The exercise => Write out all the lines again, precisely as they stand, but without the images.

** START OF Data provided **

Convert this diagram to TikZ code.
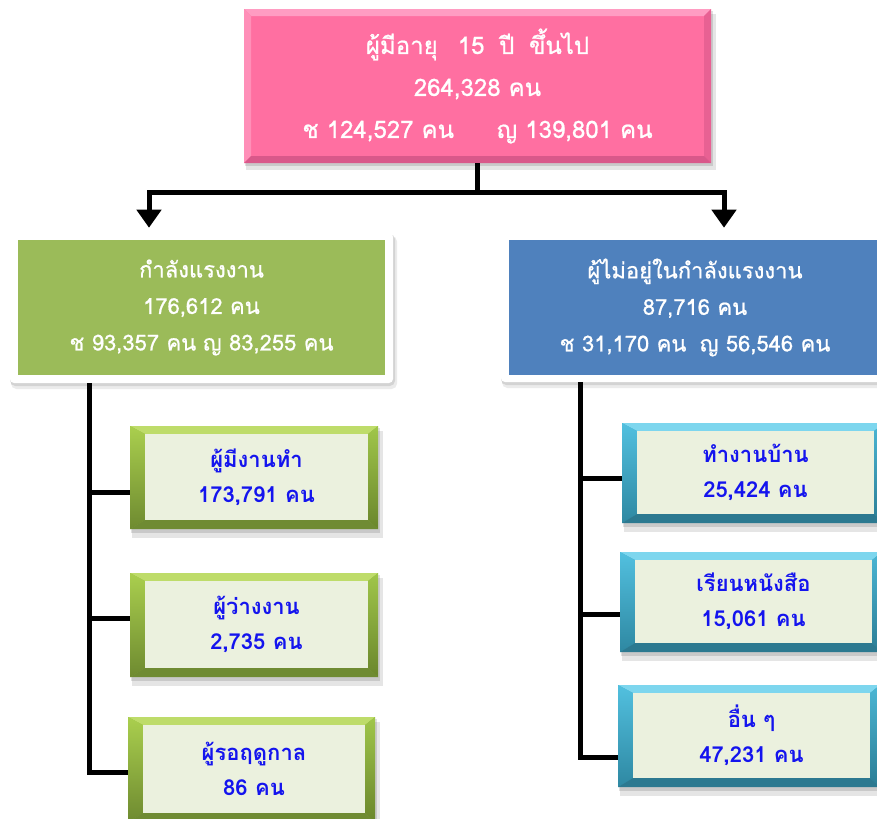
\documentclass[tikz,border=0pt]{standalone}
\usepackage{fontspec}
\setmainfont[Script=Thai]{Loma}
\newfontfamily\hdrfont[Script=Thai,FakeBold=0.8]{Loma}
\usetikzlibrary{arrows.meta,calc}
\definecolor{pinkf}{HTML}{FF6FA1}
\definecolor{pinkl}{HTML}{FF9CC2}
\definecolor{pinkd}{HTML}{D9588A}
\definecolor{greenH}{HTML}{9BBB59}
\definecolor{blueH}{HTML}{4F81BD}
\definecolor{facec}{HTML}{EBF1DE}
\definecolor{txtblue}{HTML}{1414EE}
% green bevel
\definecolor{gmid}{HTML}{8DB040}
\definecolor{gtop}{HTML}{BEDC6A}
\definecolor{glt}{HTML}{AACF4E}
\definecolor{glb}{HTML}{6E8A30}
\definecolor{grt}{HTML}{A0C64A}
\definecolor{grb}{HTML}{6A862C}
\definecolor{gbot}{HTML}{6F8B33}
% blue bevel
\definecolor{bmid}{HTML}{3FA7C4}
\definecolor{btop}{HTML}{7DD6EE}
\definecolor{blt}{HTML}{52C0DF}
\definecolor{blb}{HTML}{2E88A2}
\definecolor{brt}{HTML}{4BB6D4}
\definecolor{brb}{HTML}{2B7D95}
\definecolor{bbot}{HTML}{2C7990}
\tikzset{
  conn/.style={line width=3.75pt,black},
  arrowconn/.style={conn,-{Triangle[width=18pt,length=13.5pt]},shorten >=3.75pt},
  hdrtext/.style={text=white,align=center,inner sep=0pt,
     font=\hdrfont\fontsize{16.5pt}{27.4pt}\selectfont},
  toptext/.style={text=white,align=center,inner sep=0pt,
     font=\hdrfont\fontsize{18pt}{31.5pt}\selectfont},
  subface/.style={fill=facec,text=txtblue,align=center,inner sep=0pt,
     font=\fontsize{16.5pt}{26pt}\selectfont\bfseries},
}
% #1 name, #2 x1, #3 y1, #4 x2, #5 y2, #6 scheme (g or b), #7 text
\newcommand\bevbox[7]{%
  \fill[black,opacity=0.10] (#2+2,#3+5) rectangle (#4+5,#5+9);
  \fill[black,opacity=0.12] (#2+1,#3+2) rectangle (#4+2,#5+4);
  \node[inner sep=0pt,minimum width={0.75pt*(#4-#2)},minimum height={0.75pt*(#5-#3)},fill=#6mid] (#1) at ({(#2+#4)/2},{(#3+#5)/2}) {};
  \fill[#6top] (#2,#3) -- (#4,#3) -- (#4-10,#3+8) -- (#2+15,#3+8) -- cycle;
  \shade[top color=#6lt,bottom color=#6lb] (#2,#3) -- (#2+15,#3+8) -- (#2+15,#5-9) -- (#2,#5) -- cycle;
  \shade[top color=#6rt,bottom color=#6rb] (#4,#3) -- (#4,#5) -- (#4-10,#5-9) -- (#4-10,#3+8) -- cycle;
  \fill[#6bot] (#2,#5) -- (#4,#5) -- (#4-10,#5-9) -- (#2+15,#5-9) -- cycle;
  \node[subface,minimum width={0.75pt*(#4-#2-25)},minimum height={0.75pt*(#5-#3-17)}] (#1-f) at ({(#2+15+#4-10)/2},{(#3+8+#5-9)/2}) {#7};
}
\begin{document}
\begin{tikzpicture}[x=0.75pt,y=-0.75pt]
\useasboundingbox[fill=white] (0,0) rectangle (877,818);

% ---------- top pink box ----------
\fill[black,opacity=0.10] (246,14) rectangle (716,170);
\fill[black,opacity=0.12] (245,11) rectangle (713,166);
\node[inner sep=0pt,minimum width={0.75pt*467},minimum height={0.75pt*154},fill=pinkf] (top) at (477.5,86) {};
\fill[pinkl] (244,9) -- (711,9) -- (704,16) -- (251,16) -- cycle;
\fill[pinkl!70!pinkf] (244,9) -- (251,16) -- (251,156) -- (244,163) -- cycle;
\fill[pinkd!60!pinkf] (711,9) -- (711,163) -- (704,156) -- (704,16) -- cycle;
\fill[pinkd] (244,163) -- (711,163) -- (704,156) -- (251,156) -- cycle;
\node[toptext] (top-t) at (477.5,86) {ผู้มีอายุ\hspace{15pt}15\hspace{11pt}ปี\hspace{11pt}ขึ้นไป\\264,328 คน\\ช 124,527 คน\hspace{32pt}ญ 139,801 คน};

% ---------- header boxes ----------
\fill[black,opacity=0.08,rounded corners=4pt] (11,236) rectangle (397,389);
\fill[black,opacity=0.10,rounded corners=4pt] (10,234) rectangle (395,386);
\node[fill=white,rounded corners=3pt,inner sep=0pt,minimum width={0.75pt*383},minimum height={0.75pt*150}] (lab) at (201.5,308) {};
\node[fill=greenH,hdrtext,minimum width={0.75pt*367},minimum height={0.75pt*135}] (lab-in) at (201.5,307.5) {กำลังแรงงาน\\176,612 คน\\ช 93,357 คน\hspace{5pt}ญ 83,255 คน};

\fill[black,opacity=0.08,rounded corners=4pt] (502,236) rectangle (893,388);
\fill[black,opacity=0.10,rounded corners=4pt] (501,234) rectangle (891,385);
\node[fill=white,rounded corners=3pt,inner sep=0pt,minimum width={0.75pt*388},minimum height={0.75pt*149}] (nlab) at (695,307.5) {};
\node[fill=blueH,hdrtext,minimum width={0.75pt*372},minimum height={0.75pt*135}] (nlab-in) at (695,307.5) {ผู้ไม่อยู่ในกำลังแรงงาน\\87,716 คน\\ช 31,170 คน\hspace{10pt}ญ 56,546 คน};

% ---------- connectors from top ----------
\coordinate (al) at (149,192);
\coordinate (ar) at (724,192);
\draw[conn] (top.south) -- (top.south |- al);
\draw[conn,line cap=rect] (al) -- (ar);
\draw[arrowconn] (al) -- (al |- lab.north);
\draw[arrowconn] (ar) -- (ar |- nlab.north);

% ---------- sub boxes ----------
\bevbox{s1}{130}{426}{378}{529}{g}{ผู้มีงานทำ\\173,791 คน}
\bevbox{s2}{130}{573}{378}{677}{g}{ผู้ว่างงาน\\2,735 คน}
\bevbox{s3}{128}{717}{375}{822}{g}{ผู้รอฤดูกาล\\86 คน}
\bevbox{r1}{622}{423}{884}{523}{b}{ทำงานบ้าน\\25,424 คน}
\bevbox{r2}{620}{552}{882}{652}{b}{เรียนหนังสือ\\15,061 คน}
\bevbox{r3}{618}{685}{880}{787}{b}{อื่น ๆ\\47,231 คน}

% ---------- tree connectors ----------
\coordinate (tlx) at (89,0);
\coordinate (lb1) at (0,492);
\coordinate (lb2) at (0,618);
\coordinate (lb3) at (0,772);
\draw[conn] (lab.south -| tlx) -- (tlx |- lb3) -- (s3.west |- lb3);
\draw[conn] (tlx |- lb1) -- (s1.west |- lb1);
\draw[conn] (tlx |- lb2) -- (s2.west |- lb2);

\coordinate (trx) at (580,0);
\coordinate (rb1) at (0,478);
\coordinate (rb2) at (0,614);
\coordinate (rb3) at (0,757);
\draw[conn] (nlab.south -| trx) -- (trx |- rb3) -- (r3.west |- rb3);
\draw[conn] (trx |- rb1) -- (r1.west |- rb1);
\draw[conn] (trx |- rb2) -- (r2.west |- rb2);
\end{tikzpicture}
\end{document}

** END OF Data provided **

Output below =>
Convert this diagram to TikZ code.
\documentclass[tikz,border=0pt]{standalone}
\usepackage{fontspec}
\setmainfont[Script=Thai]{Loma}
\newfontfamily\hdrfont[Script=Thai,FakeBold=0.8]{Loma}
\usetikzlibrary{arrows.meta,calc}
\definecolor{pinkf}{HTML}{FF6FA1}
\definecolor{pinkl}{HTML}{FF9CC2}
\definecolor{pinkd}{HTML}{D9588A}
\definecolor{greenH}{HTML}{9BBB59}
\definecolor{blueH}{HTML}{4F81BD}
\definecolor{facec}{HTML}{EBF1DE}
\definecolor{txtblue}{HTML}{1414EE}
% green bevel
\definecolor{gmid}{HTML}{8DB040}
\definecolor{gtop}{HTML}{BEDC6A}
\definecolor{glt}{HTML}{AACF4E}
\definecolor{glb}{HTML}{6E8A30}
\definecolor{grt}{HTML}{A0C64A}
\definecolor{grb}{HTML}{6A862C}
\definecolor{gbot}{HTML}{6F8B33}
% blue bevel
\definecolor{bmid}{HTML}{3FA7C4}
\definecolor{btop}{HTML}{7DD6EE}
\definecolor{blt}{HTML}{52C0DF}
\definecolor{blb}{HTML}{2E88A2}
\definecolor{brt}{HTML}{4BB6D4}
\definecolor{brb}{HTML}{2B7D95}
\definecolor{bbot}{HTML}{2C7990}
\tikzset{
  conn/.style={line width=3.75pt,black},
  arrowconn/.style={conn,-{Triangle[width=18pt,length=13.5pt]},shorten >=3.75pt},
  hdrtext/.style={text=white,align=center,inner sep=0pt,
     font=\hdrfont\fontsize{16.5pt}{27.4pt}\selectfont},
  toptext/.style={text=white,align=center,inner sep=0pt,
     font=\hdrfont\fontsize{18pt}{31.5pt}\selectfont},
  subface/.style={fill=facec,text=txtblue,align=center,inner sep=0pt,
     font=\fontsize{16.5pt}{26pt}\selectfont\bfseries},
}
% #1 name, #2 x1, #3 y1, #4 x2, #5 y2, #6 scheme (g or b), #7 text
\newcommand\bevbox[7]{%
  \fill[black,opacity=0.10] (#2+2,#3+5) rectangle (#4+5,#5+9);
  \fill[black,opacity=0.12] (#2+1,#3+2) rectangle (#4+2,#5+4);
  \node[inner sep=0pt,minimum width={0.75pt*(#4-#2)},minimum height={0.75pt*(#5-#3)},fill=#6mid] (#1) at ({(#2+#4)/2},{(#3+#5)/2}) {};
  \fill[#6top] (#2,#3) -- (#4,#3) -- (#4-10,#3+8) -- (#2+15,#3+8) -- cycle;
  \shade[top color=#6lt,bottom color=#6lb] (#2,#3) -- (#2+15,#3+8) -- (#2+15,#5-9) -- (#2,#5) -- cycle;
  \shade[top color=#6rt,bottom color=#6rb] (#4,#3) -- (#4,#5) -- (#4-10,#5-9) -- (#4-10,#3+8) -- cycle;
  \fill[#6bot] (#2,#5) -- (#4,#5) -- (#4-10,#5-9) -- (#2+15,#5-9) -- cycle;
  \node[subface,minimum width={0.75pt*(#4-#2-25)},minimum height={0.75pt*(#5-#3-17)}] (#1-f) at ({(#2+15+#4-10)/2},{(#3+8+#5-9)/2}) {#7};
}
\begin{document}
\begin{tikzpicture}[x=0.75pt,y=-0.75pt]
\useasboundingbox[fill=white] (0,0) rectangle (877,818);

% ---------- top pink box ----------
\fill[black,opacity=0.10] (246,14) rectangle (716,170);
\fill[black,opacity=0.12] (245,11) rectangle (713,166);
\node[inner sep=0pt,minimum width={0.75pt*467},minimum height={0.75pt*154},fill=pinkf] (top) at (477.5,86) {};
\fill[pinkl] (244,9) -- (711,9) -- (704,16) -- (251,16) -- cycle;
\fill[pinkl!70!pinkf] (244,9) -- (251,16) -- (251,156) -- (244,163) -- cycle;
\fill[pinkd!60!pinkf] (711,9) -- (711,163) -- (704,156) -- (704,16) -- cycle;
\fill[pinkd] (244,163) -- (711,163) -- (704,156) -- (251,156) -- cycle;
\node[toptext] (top-t) at (477.5,86) {ผู้มีอายุ\hspace{15pt}15\hspace{11pt}ปี\hspace{11pt}ขึ้นไป\\264,328 คน\\ช 124,527 คน\hspace{32pt}ญ 139,801 คน};

% ---------- header boxes ----------
\fill[black,opacity=0.08,rounded corners=4pt] (11,236) rectangle (397,389);
\fill[black,opacity=0.10,rounded corners=4pt] (10,234) rectangle (395,386);
\node[fill=white,rounded corners=3pt,inner sep=0pt,minimum width={0.75pt*383},minimum height={0.75pt*150}] (lab) at (201.5,308) {};
\node[fill=greenH,hdrtext,minimum width={0.75pt*367},minimum height={0.75pt*135}] (lab-in) at (201.5,307.5) {กำลังแรงงาน\\176,612 คน\\ช 93,357 คน\hspace{5pt}ญ 83,255 คน};

\fill[black,opacity=0.08,rounded corners=4pt] (502,236) rectangle (893,388);
\fill[black,opacity=0.10,rounded corners=4pt] (501,234) rectangle (891,385);
\node[fill=white,rounded corners=3pt,inner sep=0pt,minimum width={0.75pt*388},minimum height={0.75pt*149}] (nlab) at (695,307.5) {};
\node[fill=blueH,hdrtext,minimum width={0.75pt*372},minimum height={0.75pt*135}] (nlab-in) at (695,307.5) {ผู้ไม่อยู่ในกำลังแรงงาน\\87,716 คน\\ช 31,170 คน\hspace{10pt}ญ 56,546 คน};

% ---------- connectors from top ----------
\coordinate (al) at (149,192);
\coordinate (ar) at (724,192);
\draw[conn] (top.south) -- (top.south |- al);
\draw[conn,line cap=rect] (al) -- (ar);
\draw[arrowconn] (al) -- (al |- lab.north);
\draw[arrowconn] (ar) -- (ar |- nlab.north);

% ---------- sub boxes ----------
\bevbox{s1}{130}{426}{378}{529}{g}{ผู้มีงานทำ\\173,791 คน}
\bevbox{s2}{130}{573}{378}{677}{g}{ผู้ว่างงาน\\2,735 คน}
\bevbox{s3}{128}{717}{375}{822}{g}{ผู้รอฤดูกาล\\86 คน}
\bevbox{r1}{622}{423}{884}{523}{b}{ทำงานบ้าน\\25,424 คน}
\bevbox{r2}{620}{552}{882}{652}{b}{เรียนหนังสือ\\15,061 คน}
\bevbox{r3}{618}{685}{880}{787}{b}{อื่น ๆ\\47,231 คน}

% ---------- tree connectors ----------
\coordinate (tlx) at (89,0);
\coordinate (lb1) at (0,492);
\coordinate (lb2) at (0,618);
\coordinate (lb3) at (0,772);
\draw[conn] (lab.south -| tlx) -- (tlx |- lb3) -- (s3.west |- lb3);
\draw[conn] (tlx |- lb1) -- (s1.west |- lb1);
\draw[conn] (tlx |- lb2) -- (s2.west |- lb2);

\coordinate (trx) at (580,0);
\coordinate (rb1) at (0,478);
\coordinate (rb2) at (0,614);
\coordinate (rb3) at (0,757);
\draw[conn] (nlab.south -| trx) -- (trx |- rb3) -- (r3.west |- rb3);
\draw[conn] (trx |- rb1) -- (r1.west |- rb1);
\draw[conn] (trx |- rb2) -- (r2.west |- rb2);
\end{tikzpicture}
\end{document}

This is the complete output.